I know from Bayes theorem we have the formula "posterior $\propto$ prior * likelihood" or more concrete $Pr(\theta|D) \propto Pr(\theta)Pr(D|\theta)$ with $Pr(\theta)$ is prior distribution of parameter, and $D$ is observed data. But in a book I read when apply it to the following situation, the result confuses me.
Situation: We want to approximate a real function $f: X = R^k \rightarrow R$ by a linear function $h(x,w)$, $w$ is the parameter vector.
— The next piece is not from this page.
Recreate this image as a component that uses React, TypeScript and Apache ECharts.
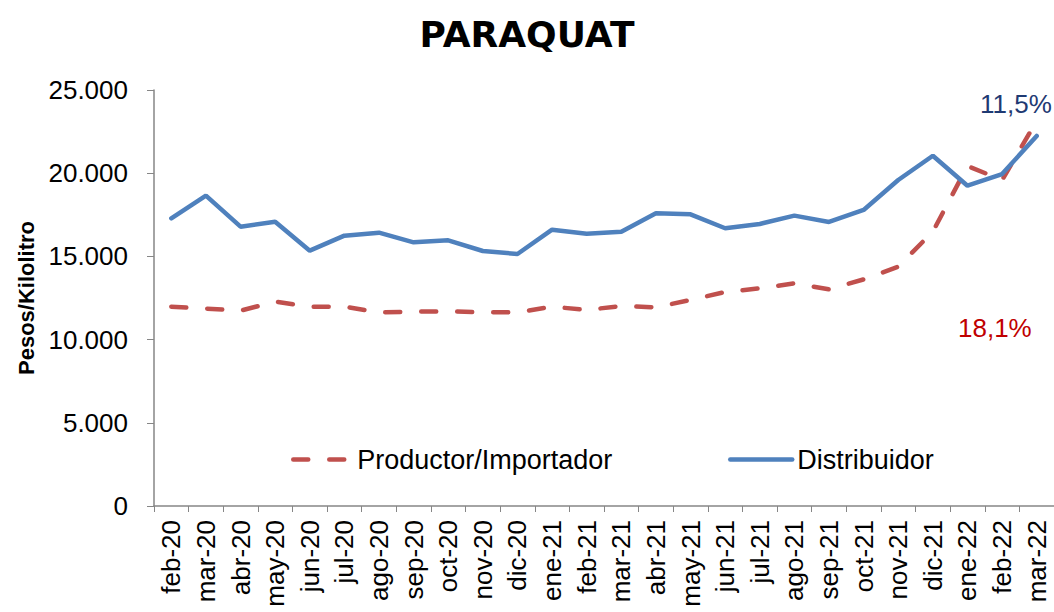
import React, { useEffect, useRef } from "react";
import * as echarts from "echarts";

const categories = [
  "feb-20", "mar-20", "abr-20", "may-20", "jun-20", "jul-20", "ago-20", "sep-20", "oct-20", "nov-20", "dic-20",
  "ene-21", "feb-21", "mar-21", "abr-21", "may-21", "jun-21", "jul-21", "ago-21", "sep-21", "oct-21", "nov-21", "dic-21",
  "ene-22", "feb-22", "mar-22",
];

const productor = [
  11980, 11860, 11740, 12280, 11980, 11980, 11640, 11680, 11700, 11640, 11640,
  11980, 11780, 12020, 11940, 12380, 12860, 13080, 13380, 13020, 13620, 14380, 16490,
  20430, 19590, 23140,
];

const distribuidor = [
  17290, 18650, 16785, 17085, 15345, 16245, 16425, 15845, 15965, 15325, 15145,
  16605, 16365, 16485, 17590, 17530, 16690, 16950, 17450, 17070, 17790, 19590, 21050,
  19250, 19950, 22240,
];

const yTicks = [0, 5000, 10000, 15000, 20000, 25000];

const FONT = "'Liberation Sans', Arial, sans-serif";

function fmt(v: number) {
  return v === 0 ? "0" : v.toLocaleString("de-DE");
}

export default function App() {
  const ref = useRef<HTMLDivElement>(null);
  useEffect(() => {
    if (!ref.current) return;
    const chart = echarts.init(ref.current, undefined, { renderer: "svg" });
    chart.setOption({
      animation: false,
      backgroundColor: "#ffffff",
      title: {
        text: "PARAQUAT",
        left: "center",
        top: 11,
        textStyle: { fontFamily: "'DejaVu Sans', sans-serif", fontWeight: "bold", fontSize: 36, color: "#000" },
      },
      grid: { left: 154, right: 0, top: 90, bottom: 106, containLabel: false },
      legend: [
        {
          data: ["Productor/Importador"],
          left: 291,
          top: 446,
          padding: 0,
          itemWidth: 56,
          itemHeight: 14,
          itemStyle: { opacity: 0 },
          lineStyle: { width: 4.5 },
          textStyle: { fontFamily: FONT, fontSize: 27, color: "#000", padding: [0, 0, 0, 3] },
        },
        {
          data: ["Distribuidor"],
          left: 728,
          top: 446,
          padding: 0,
          itemWidth: 62,
          itemHeight: 14,
          itemStyle: { opacity: 0 },
          lineStyle: { width: 4.5 },
          textStyle: { fontFamily: FONT, fontSize: 27, color: "#000" },
        },
      ],
      xAxis: {
        type: "category",
        data: categories,
        boundaryGap: true,
        axisLine: { lineStyle: { color: "#868686", width: 1.5 } },
        axisTick: { show: true, length: 6, lineStyle: { color: "#868686" } },
        axisLabel: { rotate: 90, fontFamily: FONT, fontSize: 26, color: "#000", margin: 14, interval: 0 },
      },
      yAxis: {
        type: "value",
        min: yTicks[0],
        max: yTicks[yTicks.length - 1],
        interval: 5000,
        name: "Pesos/Kilolitro",
        nameLocation: "middle",
        nameRotate: 90,
        nameGap: 114,
        nameTextStyle: { fontFamily: FONT, fontSize: 22, fontWeight: "bold", color: "#000" },
        axisLine: { show: true, lineStyle: { color: "#868686", width: 1.5 } },
        axisTick: { show: true, length: 7, lineStyle: { color: "#868686" } },
        splitLine: { show: false },
        axisLabel: { fontFamily: FONT, fontSize: 26, color: "#000", margin: 26, formatter: (v: number) => fmt(v) },
      },
      series: [
        {
          name: "Productor/Importador",
          type: "line",
          data: productor,
          symbol: "none",
          color: "#C0504D",
          lineStyle: { color: "#C0504D", width: 4.5, type: [15, 21], cap: "round" },
        },
        {
          name: "Distribuidor",
          type: "line",
          data: distribuidor,
          symbol: "none",
          color: "#4F81BD",
          lineStyle: { color: "#4F81BD", width: 4.5, cap: "round" },
        },
      ],
      graphic: [
        {
          type: "text",
          left: 980,
          top: 91,
          style: { text: "11,5%", font: `26px ${FONT}`, fill: "#1F3A73" },
        },
        {
          type: "text",
          left: 958,
          top: 315,
          style: { text: "18,1%", font: `26px ${FONT}`, fill: "#C00000" },
        },
      ],
    });
    return () => chart.dispose();
  }, []);
  return <div ref={ref} style={{ position: "fixed", left: 0, top: 0, width: 1054, height: 612 }} />;
}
Having observed data $D = (X,Y) = (x_1,y_1),...,(x_n,y_n)$, $y_i$ is label of $x_i$.
Now let $Pr(w)$ is prior distribution of parameter $w$. In the book, have result that is
$$Pr(w|X,Y)\propto Pr(w)Pr(Y|X,w))\quad (1)$$ But from my understand, by applying $Pr(\theta|D) \propto Pr(\theta)Pr(D|\theta)$ , I think
$$Pr(w|X,Y)\propto Pr(w)Pr(X,Y|w)\quad (2)$$ The difference between (1) and (2) is $Pr(Y|X,w)$ and $Pr(X,Y|w)$.
Could you tell me why we have $(1)$?
You may want to know what the book is? But it is not in english, and there is not ebook form for it, so I don't post it here.
I try to test if (1) and (2) are the same? I transform $Pr(X,Y|w)$ as follows:
$$Pr(X,Y|w)=Pr(X,Y,w)/Pr(w)=Pr(Y|X,w)Pr(X,w)/Pr(w)=Pr(Y|X,w)Pr(w)Pr(X|w)/Pr(w)=Pr(Y|X,w)Pr(X|w)$$ So $(1)$ & $(2)$ are not the same.